FACT:  According to this morning’s release from the Bureau of Labor Statistics, the economy generated only 118,000 jobs during July – still below the 150,000 new jobs per month that most experts agree are needed just to keep up with the growth in the labor force.

FACT:  Former Obama Administration adviser Larry Summers, writing in an op-ed in the Washington Post earlier this week, acknowledged that “it would be surprising if growth were rapid enough to reduce unemployment even to 8.5 percent by the end of 2012” – even though the Administration promised in 2009 that unemployment would not rise below 8 percent if the “stimulus” bill passed.

Obamacare’s Effects: Rising Premiums, Fewer Jobs

A study of employers released by Mercer yesterday yielded interesting results about the health care law.  More than a quarter of employer respondents said their costs would rise by at least 3% in 2014 thanks to Obamacare’s new mandates and requirements – 15% said the increase would be more than 5%, and a further 13% said their costs would rise by about 3-4%.  And a further 29% haven’t yet calculated how much the law will increase their firms’ costs, meaning the numbers cited above likely will rise in future surveys.  That Obamacare will raise premium costs for businesses – even though candidate Obama repeatedly promised that premiums would go DOWN by an average $2,500 per family – shows once again how the law is not meeting its promises.

Worse yet, the Mercer survey also reveals one way in which the law will REDUCE jobs for the American economy, rather than creating the 4,000,000 jobs that then-Speaker Pelosi promised.  The survey found that more than a quarter of firm respondents (28%) currently cannot afford to provide coverage to some or all of their part-time workers who work more than 30 hours per week, as Obamacare requires.  And how do these affected firms plan to respond to Obamacare’s new mandate to provide insurance to all employees working more than 30 hours per week?  Half (50%) plan to “change their workforce strategy” so that fewer workers work more than the 30 hours per week that triggers the new Obamacare requirements.  That means fewer opportunities for individuals to work more hours they need to get ahead in this struggling economy.

One small business owner testified before Congress last week about the way in which Obamacare is distorting economic decision-making for businesses, discouraging them from hiring new workers and encouraging them to lay off existing ones:

Up until the passage of health reform, our plan had been that after October 2011 (this October), my wife and I would have entirely paid off the debt on our business for that purchase.  We have long anticipated and planned for the day when we could spend the money we were using to pay off this debt to expand our business and branch out further.  For my entire career, I have been working to become financially independent but now I face a very uncertain future.  I fear that everything I’ve worked for will be for naught.

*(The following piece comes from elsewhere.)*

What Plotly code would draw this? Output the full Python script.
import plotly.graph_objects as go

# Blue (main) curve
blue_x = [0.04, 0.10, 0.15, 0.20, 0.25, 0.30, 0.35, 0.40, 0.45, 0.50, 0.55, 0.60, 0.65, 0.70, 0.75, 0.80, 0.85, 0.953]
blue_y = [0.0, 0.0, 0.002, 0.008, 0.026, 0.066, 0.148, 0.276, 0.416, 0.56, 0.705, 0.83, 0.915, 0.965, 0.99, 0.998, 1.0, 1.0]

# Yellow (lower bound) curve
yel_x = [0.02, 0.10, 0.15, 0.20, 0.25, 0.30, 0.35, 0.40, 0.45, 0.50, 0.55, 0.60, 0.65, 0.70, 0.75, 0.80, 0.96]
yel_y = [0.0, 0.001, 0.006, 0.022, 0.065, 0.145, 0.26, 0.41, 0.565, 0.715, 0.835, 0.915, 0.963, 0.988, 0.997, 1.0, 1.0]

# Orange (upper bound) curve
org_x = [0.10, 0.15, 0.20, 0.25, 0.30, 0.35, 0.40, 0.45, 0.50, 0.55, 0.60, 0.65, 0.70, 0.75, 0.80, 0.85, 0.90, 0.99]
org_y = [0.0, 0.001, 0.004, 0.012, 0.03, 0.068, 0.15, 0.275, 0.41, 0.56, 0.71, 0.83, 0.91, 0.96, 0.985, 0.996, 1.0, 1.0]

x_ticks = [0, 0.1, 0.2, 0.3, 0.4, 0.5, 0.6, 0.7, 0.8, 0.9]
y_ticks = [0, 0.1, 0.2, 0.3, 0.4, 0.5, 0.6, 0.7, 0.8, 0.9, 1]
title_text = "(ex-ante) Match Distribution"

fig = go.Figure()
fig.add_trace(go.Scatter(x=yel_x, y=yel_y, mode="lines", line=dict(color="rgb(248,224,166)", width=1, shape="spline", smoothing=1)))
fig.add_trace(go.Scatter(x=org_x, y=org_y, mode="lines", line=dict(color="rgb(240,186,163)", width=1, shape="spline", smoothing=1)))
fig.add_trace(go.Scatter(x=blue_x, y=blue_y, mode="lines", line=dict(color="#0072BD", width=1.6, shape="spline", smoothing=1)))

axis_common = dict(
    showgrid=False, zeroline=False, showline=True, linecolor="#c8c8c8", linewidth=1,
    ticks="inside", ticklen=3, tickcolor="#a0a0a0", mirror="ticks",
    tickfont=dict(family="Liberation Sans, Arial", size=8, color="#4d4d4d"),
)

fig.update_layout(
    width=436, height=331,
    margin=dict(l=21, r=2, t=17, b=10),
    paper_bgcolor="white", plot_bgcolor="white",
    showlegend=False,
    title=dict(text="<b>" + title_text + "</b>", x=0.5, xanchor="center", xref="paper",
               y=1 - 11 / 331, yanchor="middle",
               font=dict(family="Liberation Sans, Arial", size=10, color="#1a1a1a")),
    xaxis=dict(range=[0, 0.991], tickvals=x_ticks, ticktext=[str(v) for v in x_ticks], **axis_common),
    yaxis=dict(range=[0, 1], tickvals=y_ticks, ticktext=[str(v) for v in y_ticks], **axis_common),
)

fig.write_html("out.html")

The new health care law has wrecked our plans to grow our business and create jobs.  We are already taking steps to downsize our team in anticipation of the full weight of the law’s burden which will affect me most heavily in 2014.  My new focus, unfortunately, is on how to have the leanest workforce possible and, even more dismaying, my worries about the very survival of our business are emblematic of the reactions of millions of small businesses throughout our nation.  I cannot imagine that this is what the President and Congress intended, particularly as they continue to try to pull our country out of a recession and reduce the unemployment rate.  But intentions aside, it is the reality that they have created for us; it is the reality facing the very entrepreneurs that our nation needs to create the jobs to get our economy back on track.

Ironically enough, at his press conference regarding the debt ceiling yesterday President Obama asked “What are we going to do for the single mom who’s seen her hours cut back…?”  Based on the Mercer survey, and the testimony noted above, one of the best things we could do to get that single mom more hours would be to repeal Obamacare, and particularly its destructive mandates on business.